WHAT IS NEEDED
Please transcribe the listing below in full and word for word, without its pictures.

_ _ _ _ _ _ _

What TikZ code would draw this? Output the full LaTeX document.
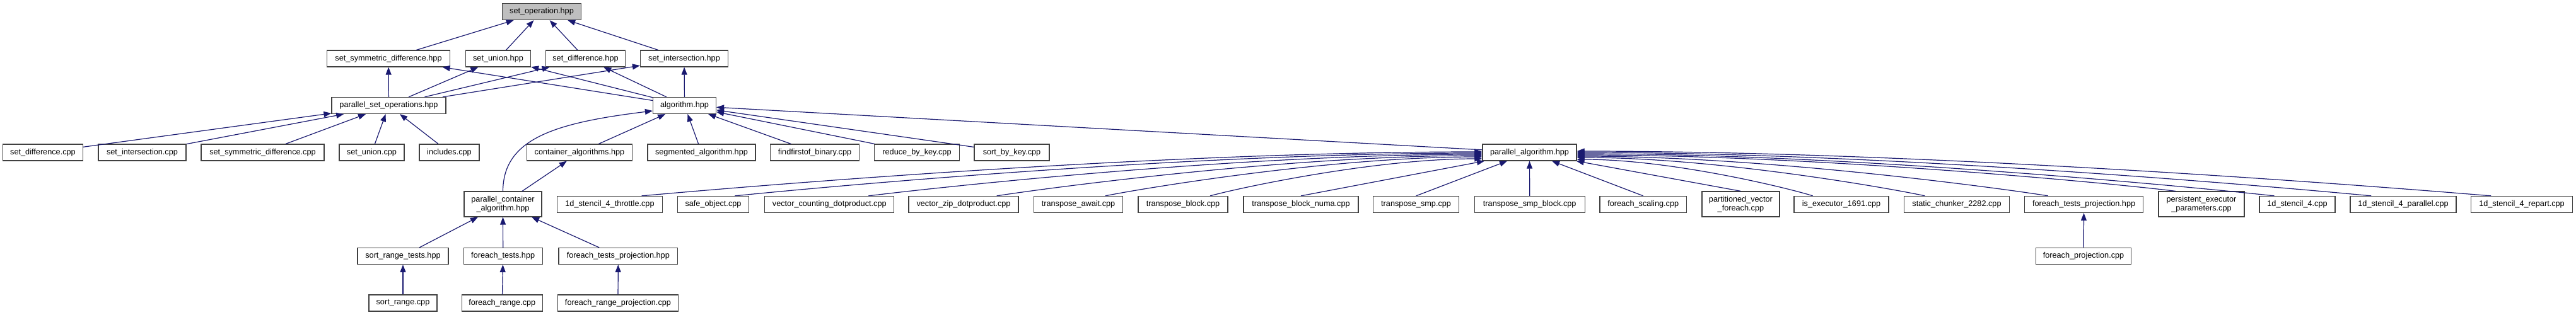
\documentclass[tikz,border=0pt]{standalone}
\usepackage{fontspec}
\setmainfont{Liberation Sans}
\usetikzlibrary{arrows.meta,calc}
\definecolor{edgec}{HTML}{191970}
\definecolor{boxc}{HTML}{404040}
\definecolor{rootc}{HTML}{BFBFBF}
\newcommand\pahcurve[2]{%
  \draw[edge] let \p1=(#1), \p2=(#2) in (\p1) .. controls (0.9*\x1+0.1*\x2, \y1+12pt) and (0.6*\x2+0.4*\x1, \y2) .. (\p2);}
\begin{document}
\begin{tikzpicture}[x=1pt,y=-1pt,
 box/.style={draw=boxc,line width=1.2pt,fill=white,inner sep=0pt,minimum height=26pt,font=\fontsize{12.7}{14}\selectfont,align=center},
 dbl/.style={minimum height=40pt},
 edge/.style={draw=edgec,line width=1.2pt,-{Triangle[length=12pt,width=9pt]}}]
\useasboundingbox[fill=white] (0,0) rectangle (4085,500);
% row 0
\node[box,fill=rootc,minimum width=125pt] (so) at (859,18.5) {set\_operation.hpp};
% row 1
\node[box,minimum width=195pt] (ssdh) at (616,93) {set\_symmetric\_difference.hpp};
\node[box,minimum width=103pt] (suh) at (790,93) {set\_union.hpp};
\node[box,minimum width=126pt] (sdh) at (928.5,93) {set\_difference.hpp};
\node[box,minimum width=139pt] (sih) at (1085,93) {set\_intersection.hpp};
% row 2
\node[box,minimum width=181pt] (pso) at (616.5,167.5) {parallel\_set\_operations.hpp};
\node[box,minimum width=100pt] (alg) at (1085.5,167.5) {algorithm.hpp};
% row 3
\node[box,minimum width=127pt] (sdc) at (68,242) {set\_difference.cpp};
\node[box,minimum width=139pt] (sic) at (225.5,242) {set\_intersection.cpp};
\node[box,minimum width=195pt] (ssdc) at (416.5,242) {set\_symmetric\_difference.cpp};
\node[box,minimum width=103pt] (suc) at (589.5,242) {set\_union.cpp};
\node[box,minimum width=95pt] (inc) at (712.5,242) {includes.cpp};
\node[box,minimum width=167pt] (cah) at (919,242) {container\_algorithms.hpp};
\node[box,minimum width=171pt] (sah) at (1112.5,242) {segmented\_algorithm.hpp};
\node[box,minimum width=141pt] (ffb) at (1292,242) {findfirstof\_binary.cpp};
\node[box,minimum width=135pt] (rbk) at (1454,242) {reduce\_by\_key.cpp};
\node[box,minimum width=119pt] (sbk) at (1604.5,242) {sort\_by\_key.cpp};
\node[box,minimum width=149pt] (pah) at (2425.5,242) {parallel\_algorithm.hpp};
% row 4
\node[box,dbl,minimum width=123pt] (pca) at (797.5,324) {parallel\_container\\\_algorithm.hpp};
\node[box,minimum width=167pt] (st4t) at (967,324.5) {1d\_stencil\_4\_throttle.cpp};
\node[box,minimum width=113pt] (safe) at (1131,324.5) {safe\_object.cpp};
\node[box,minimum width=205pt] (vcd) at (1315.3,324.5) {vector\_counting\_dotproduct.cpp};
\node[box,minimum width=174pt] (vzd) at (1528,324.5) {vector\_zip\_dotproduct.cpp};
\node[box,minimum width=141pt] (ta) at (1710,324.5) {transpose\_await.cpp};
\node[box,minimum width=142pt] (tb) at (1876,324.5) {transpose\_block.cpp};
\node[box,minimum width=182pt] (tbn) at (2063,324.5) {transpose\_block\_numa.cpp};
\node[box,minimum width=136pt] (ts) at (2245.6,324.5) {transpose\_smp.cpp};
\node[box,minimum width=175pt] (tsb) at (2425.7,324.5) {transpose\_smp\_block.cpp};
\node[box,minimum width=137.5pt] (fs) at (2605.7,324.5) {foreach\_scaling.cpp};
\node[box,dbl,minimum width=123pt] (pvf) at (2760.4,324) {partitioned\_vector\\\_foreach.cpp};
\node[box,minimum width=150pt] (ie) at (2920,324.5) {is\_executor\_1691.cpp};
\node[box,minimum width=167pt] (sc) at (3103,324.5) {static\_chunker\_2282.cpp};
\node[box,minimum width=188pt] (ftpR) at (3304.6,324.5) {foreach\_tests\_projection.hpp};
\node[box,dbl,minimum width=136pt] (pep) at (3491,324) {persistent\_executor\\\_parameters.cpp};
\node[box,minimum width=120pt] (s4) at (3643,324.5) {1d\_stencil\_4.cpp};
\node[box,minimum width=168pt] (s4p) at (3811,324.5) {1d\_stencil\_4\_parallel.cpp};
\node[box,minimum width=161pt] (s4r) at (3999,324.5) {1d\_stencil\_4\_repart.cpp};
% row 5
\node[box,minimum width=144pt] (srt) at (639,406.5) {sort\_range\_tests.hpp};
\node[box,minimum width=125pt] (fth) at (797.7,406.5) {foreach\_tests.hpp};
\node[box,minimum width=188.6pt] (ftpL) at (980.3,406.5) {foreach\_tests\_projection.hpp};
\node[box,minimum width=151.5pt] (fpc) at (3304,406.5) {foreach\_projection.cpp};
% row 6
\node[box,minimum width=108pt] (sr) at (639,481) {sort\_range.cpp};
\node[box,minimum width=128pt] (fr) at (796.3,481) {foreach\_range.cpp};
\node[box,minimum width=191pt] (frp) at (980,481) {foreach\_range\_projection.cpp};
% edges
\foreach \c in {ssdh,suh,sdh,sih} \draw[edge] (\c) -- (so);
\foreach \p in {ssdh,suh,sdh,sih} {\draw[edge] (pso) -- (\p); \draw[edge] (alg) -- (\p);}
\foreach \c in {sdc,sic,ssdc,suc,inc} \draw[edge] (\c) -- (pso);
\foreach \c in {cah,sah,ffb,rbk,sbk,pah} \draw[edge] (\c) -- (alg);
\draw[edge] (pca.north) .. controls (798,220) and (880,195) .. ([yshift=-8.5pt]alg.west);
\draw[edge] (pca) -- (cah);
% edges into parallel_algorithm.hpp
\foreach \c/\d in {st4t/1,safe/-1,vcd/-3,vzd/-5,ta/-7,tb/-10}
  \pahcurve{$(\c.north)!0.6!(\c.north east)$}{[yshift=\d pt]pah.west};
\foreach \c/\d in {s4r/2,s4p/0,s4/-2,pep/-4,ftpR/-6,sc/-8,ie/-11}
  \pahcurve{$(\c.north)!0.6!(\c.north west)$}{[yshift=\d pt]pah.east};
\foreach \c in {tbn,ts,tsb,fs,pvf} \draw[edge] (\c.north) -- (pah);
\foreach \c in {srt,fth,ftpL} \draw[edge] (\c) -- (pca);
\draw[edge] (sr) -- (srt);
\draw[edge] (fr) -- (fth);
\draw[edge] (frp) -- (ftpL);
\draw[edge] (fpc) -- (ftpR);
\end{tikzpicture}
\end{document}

_ _ _ _ _ _ _

SOLUTION FOR THIS PROBLEM
What TikZ code would draw this? Output the full LaTeX document.
\documentclass[tikz,border=0pt]{standalone}
\usepackage{fontspec}
\setmainfont{Liberation Sans}
\usetikzlibrary{arrows.meta,calc}
\definecolor{edgec}{HTML}{191970}
\definecolor{boxc}{HTML}{404040}
\definecolor{rootc}{HTML}{BFBFBF}
\newcommand\pahcurve[2]{%
  \draw[edge] let \p1=(#1), \p2=(#2) in (\p1) .. controls (0.9*\x1+0.1*\x2, \y1+12pt) and (0.6*\x2+0.4*\x1, \y2) .. (\p2);}
\begin{document}
\begin{tikzpicture}[x=1pt,y=-1pt,
 box/.style={draw=boxc,line width=1.2pt,fill=white,inner sep=0pt,minimum height=26pt,font=\fontsize{12.7}{14}\selectfont,align=center},
 dbl/.style={minimum height=40pt},
 edge/.style={draw=edgec,line width=1.2pt,-{Triangle[length=12pt,width=9pt]}}]
\useasboundingbox[fill=white] (0,0) rectangle (4085,500);
% row 0
\node[box,fill=rootc,minimum width=125pt] (so) at (859,18.5) {set\_operation.hpp};
% row 1
\node[box,minimum width=195pt] (ssdh) at (616,93) {set\_symmetric\_difference.hpp};
\node[box,minimum width=103pt] (suh) at (790,93) {set\_union.hpp};
\node[box,minimum width=126pt] (sdh) at (928.5,93) {set\_difference.hpp};
\node[box,minimum width=139pt] (sih) at (1085,93) {set\_intersection.hpp};
% row 2
\node[box,minimum width=181pt] (pso) at (616.5,167.5) {parallel\_set\_operations.hpp};
\node[box,minimum width=100pt] (alg) at (1085.5,167.5) {algorithm.hpp};
% row 3
\node[box,minimum width=127pt] (sdc) at (68,242) {set\_difference.cpp};
\node[box,minimum width=139pt] (sic) at (225.5,242) {set\_intersection.cpp};
\node[box,minimum width=195pt] (ssdc) at (416.5,242) {set\_symmetric\_difference.cpp};
\node[box,minimum width=103pt] (suc) at (589.5,242) {set\_union.cpp};
\node[box,minimum width=95pt] (inc) at (712.5,242) {includes.cpp};
\node[box,minimum width=167pt] (cah) at (919,242) {container\_algorithms.hpp};
\node[box,minimum width=171pt] (sah) at (1112.5,242) {segmented\_algorithm.hpp};
\node[box,minimum width=141pt] (ffb) at (1292,242) {findfirstof\_binary.cpp};
\node[box,minimum width=135pt] (rbk) at (1454,242) {reduce\_by\_key.cpp};
\node[box,minimum width=119pt] (sbk) at (1604.5,242) {sort\_by\_key.cpp};
\node[box,minimum width=149pt] (pah) at (2425.5,242) {parallel\_algorithm.hpp};
% row 4
\node[box,dbl,minimum width=123pt] (pca) at (797.5,324) {parallel\_container\\\_algorithm.hpp};
\node[box,minimum width=167pt] (st4t) at (967,324.5) {1d\_stencil\_4\_throttle.cpp};
\node[box,minimum width=113pt] (safe) at (1131,324.5) {safe\_object.cpp};
\node[box,minimum width=205pt] (vcd) at (1315.3,324.5) {vector\_counting\_dotproduct.cpp};
\node[box,minimum width=174pt] (vzd) at (1528,324.5) {vector\_zip\_dotproduct.cpp};
\node[box,minimum width=141pt] (ta) at (1710,324.5) {transpose\_await.cpp};
\node[box,minimum width=142pt] (tb) at (1876,324.5) {transpose\_block.cpp};
\node[box,minimum width=182pt] (tbn) at (2063,324.5) {transpose\_block\_numa.cpp};
\node[box,minimum width=136pt] (ts) at (2245.6,324.5) {transpose\_smp.cpp};
\node[box,minimum width=175pt] (tsb) at (2425.7,324.5) {transpose\_smp\_block.cpp};
\node[box,minimum width=137.5pt] (fs) at (2605.7,324.5) {foreach\_scaling.cpp};
\node[box,dbl,minimum width=123pt] (pvf) at (2760.4,324) {partitioned\_vector\\\_foreach.cpp};
\node[box,minimum width=150pt] (ie) at (2920,324.5) {is\_executor\_1691.cpp};
\node[box,minimum width=167pt] (sc) at (3103,324.5) {static\_chunker\_2282.cpp};
\node[box,minimum width=188pt] (ftpR) at (3304.6,324.5) {foreach\_tests\_projection.hpp};
\node[box,dbl,minimum width=136pt] (pep) at (3491,324) {persistent\_executor\\\_parameters.cpp};
\node[box,minimum width=120pt] (s4) at (3643,324.5) {1d\_stencil\_4.cpp};
\node[box,minimum width=168pt] (s4p) at (3811,324.5) {1d\_stencil\_4\_parallel.cpp};
\node[box,minimum width=161pt] (s4r) at (3999,324.5) {1d\_stencil\_4\_repart.cpp};
% row 5
\node[box,minimum width=144pt] (srt) at (639,406.5) {sort\_range\_tests.hpp};
\node[box,minimum width=125pt] (fth) at (797.7,406.5) {foreach\_tests.hpp};
\node[box,minimum width=188.6pt] (ftpL) at (980.3,406.5) {foreach\_tests\_projection.hpp};
\node[box,minimum width=151.5pt] (fpc) at (3304,406.5) {foreach\_projection.cpp};
% row 6
\node[box,minimum width=108pt] (sr) at (639,481) {sort\_range.cpp};
\node[box,minimum width=128pt] (fr) at (796.3,481) {foreach\_range.cpp};
\node[box,minimum width=191pt] (frp) at (980,481) {foreach\_range\_projection.cpp};
% edges
\foreach \c in {ssdh,suh,sdh,sih} \draw[edge] (\c) -- (so);
\foreach \p in {ssdh,suh,sdh,sih} {\draw[edge] (pso) -- (\p); \draw[edge] (alg) -- (\p);}
\foreach \c in {sdc,sic,ssdc,suc,inc} \draw[edge] (\c) -- (pso);
\foreach \c in {cah,sah,ffb,rbk,sbk,pah} \draw[edge] (\c) -- (alg);
\draw[edge] (pca.north) .. controls (798,220) and (880,195) .. ([yshift=-8.5pt]alg.west);
\draw[edge] (pca) -- (cah);
% edges into parallel_algorithm.hpp
\foreach \c/\d in {st4t/1,safe/-1,vcd/-3,vzd/-5,ta/-7,tb/-10}
  \pahcurve{$(\c.north)!0.6!(\c.north east)$}{[yshift=\d pt]pah.west};
\foreach \c/\d in {s4r/2,s4p/0,s4/-2,pep/-4,ftpR/-6,sc/-8,ie/-11}
  \pahcurve{$(\c.north)!0.6!(\c.north west)$}{[yshift=\d pt]pah.east};
\foreach \c in {tbn,ts,tsb,fs,pvf} \draw[edge] (\c.north) -- (pah);
\foreach \c in {srt,fth,ftpL} \draw[edge] (\c) -- (pca);
\draw[edge] (sr) -- (srt);
\draw[edge] (fr) -- (fth);
\draw[edge] (frp) -- (ftpL);
\draw[edge] (fpc) -- (ftpR);
\end{tikzpicture}
\end{document}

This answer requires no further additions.